### TASK DESCRIPTION
Report every line from the material that contains the word "Rebuild".

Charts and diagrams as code
╭──
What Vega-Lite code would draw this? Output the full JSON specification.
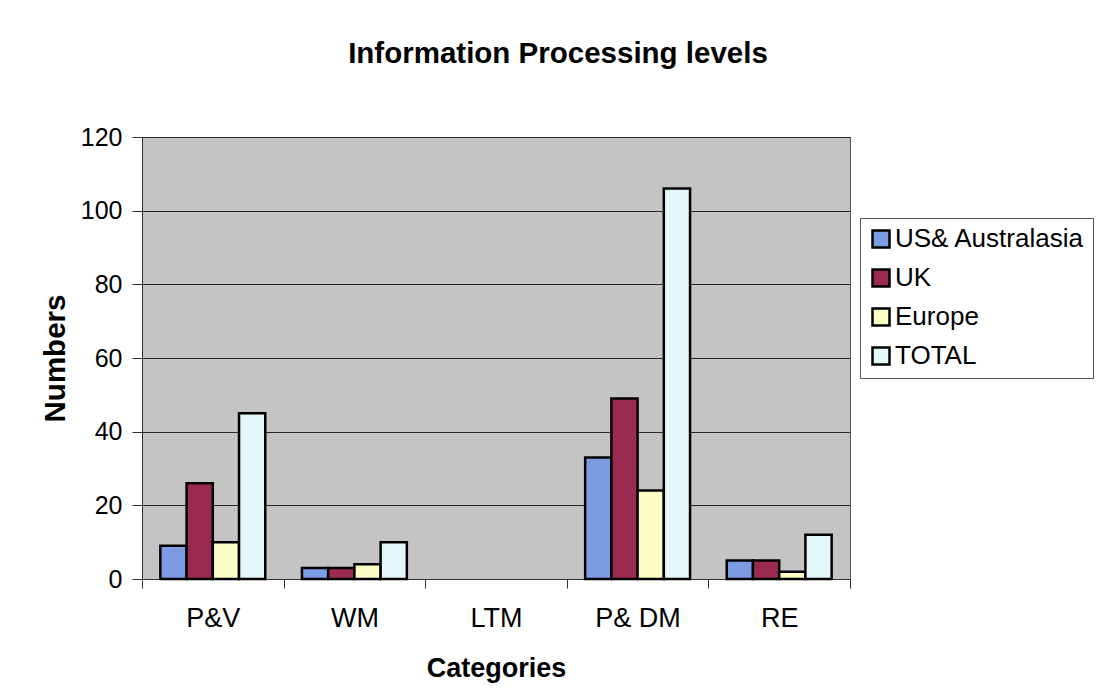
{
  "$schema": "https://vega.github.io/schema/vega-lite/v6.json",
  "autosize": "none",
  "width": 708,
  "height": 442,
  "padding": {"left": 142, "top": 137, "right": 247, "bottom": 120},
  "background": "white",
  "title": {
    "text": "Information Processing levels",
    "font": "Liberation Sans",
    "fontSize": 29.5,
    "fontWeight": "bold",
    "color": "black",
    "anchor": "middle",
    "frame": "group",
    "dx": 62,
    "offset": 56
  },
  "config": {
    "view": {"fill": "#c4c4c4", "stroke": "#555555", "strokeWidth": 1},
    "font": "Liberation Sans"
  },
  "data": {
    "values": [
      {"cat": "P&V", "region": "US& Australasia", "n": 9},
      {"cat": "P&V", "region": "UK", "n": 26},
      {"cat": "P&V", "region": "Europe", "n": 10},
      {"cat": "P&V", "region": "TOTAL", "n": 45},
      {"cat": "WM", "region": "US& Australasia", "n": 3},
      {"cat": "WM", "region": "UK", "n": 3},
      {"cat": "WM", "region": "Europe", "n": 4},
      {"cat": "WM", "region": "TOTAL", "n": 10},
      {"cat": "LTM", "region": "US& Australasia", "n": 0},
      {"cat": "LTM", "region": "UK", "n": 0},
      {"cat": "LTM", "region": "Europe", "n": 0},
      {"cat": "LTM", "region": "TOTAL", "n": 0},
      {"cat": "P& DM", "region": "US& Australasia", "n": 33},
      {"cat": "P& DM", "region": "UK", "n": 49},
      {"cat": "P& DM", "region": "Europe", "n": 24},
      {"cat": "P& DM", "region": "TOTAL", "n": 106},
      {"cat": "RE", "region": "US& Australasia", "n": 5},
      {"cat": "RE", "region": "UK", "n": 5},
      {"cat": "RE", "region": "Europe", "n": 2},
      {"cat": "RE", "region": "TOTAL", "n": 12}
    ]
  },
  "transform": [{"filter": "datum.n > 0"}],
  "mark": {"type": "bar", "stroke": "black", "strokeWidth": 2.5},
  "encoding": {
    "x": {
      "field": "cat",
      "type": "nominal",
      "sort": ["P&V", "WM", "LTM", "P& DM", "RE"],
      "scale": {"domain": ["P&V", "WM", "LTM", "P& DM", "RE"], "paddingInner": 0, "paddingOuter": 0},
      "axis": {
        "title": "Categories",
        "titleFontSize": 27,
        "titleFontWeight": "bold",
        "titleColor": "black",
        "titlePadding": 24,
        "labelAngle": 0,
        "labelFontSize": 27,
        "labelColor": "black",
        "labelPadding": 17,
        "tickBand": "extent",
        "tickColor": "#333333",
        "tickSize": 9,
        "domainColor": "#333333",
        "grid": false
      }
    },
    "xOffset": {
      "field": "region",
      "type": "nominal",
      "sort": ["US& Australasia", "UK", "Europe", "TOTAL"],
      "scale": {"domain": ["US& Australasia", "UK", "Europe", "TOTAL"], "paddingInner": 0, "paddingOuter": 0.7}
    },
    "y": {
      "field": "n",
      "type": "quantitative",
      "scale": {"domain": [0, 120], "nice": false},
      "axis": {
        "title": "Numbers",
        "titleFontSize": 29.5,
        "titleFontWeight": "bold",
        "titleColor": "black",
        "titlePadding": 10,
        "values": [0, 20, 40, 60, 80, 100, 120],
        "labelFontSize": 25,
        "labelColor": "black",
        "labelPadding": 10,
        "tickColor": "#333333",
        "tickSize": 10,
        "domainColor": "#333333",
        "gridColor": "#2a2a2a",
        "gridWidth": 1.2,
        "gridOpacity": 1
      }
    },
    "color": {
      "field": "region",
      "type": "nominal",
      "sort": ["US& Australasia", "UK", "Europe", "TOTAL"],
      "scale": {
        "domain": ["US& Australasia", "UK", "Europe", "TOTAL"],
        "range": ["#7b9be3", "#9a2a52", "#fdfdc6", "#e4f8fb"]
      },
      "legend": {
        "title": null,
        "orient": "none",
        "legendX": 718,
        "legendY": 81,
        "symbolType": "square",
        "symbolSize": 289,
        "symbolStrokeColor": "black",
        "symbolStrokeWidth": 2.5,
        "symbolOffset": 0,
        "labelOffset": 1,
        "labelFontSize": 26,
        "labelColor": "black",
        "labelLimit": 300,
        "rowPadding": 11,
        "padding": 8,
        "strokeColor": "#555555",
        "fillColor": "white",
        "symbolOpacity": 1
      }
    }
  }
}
╰──
╭──
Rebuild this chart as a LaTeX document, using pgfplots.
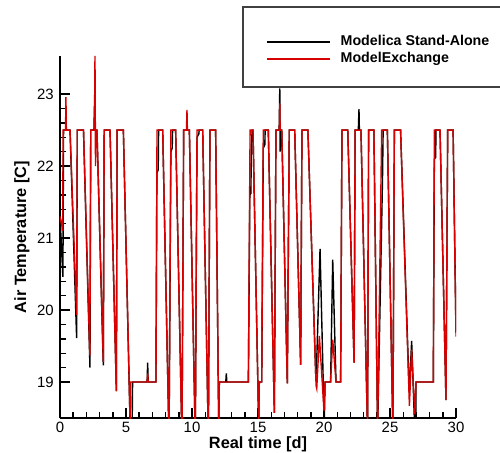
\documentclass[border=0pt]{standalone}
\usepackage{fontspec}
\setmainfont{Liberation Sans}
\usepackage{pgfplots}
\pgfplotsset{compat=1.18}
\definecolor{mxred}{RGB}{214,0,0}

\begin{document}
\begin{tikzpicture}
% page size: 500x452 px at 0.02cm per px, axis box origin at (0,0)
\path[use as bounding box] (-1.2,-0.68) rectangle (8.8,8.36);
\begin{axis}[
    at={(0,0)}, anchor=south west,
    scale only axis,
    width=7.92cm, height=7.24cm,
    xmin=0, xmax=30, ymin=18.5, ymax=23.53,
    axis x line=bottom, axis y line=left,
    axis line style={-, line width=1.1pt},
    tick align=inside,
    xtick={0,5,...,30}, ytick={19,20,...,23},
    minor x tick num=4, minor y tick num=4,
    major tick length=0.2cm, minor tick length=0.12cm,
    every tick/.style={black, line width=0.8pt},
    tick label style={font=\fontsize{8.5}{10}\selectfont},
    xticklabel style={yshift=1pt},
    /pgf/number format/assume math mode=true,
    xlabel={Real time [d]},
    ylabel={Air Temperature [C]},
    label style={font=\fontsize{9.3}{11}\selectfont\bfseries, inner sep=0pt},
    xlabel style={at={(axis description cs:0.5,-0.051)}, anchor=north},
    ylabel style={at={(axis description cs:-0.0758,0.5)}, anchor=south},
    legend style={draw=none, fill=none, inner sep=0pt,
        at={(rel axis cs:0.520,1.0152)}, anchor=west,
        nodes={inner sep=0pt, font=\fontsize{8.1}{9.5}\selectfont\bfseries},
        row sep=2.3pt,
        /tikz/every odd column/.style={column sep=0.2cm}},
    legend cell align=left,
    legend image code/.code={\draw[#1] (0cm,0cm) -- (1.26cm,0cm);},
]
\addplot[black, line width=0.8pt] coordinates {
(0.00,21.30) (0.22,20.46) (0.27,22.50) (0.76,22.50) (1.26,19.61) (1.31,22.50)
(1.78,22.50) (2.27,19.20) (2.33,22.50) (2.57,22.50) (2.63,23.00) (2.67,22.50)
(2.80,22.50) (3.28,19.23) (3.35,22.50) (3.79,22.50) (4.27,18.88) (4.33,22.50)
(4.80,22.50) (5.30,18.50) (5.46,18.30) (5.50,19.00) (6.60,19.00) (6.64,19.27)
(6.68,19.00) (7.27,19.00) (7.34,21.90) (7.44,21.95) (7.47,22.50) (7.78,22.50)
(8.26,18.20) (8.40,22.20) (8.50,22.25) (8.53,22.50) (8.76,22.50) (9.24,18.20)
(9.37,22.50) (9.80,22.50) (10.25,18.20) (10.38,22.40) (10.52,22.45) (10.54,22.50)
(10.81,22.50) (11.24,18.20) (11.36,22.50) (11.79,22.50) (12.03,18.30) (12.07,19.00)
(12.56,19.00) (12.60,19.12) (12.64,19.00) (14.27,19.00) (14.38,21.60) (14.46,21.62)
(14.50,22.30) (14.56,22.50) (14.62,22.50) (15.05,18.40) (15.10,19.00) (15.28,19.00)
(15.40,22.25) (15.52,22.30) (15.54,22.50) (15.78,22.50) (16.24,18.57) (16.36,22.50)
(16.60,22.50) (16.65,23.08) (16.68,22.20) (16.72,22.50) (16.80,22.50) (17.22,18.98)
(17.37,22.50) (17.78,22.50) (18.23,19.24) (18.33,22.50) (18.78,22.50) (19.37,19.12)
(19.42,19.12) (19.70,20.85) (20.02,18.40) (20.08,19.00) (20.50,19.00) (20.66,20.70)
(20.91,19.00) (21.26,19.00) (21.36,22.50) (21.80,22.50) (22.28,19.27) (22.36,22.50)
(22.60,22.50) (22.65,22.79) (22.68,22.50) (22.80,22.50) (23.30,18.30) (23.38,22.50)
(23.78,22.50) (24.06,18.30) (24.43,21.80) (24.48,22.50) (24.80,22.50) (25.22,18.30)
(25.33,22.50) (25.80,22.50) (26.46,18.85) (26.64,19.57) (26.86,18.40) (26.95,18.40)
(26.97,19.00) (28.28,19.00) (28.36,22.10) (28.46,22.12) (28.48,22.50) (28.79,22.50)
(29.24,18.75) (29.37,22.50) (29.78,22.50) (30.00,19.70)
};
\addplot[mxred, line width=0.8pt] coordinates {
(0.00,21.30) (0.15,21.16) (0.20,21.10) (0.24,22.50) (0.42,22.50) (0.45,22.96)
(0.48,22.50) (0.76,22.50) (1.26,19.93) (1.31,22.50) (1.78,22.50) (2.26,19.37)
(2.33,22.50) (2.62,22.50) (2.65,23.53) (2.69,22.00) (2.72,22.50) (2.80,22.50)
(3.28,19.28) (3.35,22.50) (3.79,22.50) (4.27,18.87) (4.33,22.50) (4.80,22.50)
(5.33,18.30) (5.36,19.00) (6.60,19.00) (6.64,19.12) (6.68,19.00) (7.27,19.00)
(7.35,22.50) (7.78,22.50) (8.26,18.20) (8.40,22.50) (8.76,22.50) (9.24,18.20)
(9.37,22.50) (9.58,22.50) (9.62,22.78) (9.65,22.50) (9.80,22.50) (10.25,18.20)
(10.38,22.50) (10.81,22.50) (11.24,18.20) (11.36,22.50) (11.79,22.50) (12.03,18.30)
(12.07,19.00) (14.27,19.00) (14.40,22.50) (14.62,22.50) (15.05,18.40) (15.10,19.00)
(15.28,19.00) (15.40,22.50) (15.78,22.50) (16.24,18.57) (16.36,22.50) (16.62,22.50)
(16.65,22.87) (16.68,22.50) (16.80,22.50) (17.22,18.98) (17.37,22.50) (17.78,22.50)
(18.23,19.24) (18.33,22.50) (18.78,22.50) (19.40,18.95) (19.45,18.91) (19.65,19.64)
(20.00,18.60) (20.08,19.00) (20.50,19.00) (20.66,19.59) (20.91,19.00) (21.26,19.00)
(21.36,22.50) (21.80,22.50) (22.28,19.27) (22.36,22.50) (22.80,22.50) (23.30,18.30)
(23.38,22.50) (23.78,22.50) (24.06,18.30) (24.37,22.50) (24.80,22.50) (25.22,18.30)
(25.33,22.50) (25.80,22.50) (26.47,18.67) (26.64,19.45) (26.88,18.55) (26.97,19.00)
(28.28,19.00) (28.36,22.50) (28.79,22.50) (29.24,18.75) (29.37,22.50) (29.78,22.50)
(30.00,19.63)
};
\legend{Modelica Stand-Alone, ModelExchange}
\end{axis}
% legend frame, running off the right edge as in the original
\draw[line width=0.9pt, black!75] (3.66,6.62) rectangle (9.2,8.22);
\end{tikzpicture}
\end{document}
╰──
╭──
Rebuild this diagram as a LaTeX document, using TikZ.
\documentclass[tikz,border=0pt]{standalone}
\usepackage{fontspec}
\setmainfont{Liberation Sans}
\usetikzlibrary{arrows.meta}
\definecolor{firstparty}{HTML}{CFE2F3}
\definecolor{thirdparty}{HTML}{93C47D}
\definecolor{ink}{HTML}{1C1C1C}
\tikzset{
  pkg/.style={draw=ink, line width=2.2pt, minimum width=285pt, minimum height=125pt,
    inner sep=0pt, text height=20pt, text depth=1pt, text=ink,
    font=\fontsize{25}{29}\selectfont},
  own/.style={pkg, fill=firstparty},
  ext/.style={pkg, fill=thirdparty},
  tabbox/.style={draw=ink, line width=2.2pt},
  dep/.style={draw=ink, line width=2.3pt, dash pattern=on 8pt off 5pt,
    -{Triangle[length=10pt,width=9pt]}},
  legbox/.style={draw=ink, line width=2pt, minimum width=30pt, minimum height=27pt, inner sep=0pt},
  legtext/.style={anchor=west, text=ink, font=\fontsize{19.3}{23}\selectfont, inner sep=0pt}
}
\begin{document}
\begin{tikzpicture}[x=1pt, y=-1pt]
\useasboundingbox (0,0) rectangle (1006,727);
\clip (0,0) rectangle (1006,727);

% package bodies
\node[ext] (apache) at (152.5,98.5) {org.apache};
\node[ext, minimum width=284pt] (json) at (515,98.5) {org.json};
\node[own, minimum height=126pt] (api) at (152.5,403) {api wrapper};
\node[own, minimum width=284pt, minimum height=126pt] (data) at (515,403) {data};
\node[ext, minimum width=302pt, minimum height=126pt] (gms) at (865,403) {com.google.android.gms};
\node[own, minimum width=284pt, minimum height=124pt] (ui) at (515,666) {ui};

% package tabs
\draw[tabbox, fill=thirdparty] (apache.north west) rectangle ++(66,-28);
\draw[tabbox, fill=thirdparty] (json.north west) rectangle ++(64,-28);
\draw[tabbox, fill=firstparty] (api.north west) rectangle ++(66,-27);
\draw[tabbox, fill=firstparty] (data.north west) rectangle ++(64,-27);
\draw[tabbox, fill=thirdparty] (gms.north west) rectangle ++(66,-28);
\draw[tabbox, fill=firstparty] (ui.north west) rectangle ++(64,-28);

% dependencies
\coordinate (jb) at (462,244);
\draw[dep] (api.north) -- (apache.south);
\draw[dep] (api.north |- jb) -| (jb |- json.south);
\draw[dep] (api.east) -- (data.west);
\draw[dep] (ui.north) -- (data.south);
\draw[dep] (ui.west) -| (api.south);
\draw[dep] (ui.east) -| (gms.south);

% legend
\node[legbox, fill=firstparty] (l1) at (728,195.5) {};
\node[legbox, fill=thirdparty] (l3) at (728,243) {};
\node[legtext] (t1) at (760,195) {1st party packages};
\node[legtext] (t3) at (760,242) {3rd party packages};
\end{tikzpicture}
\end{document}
╰──
### THE COMPLETED TASK
Rebuild this chart as a LaTeX document, using pgfplots.
Rebuild this diagram as a LaTeX document, using TikZ.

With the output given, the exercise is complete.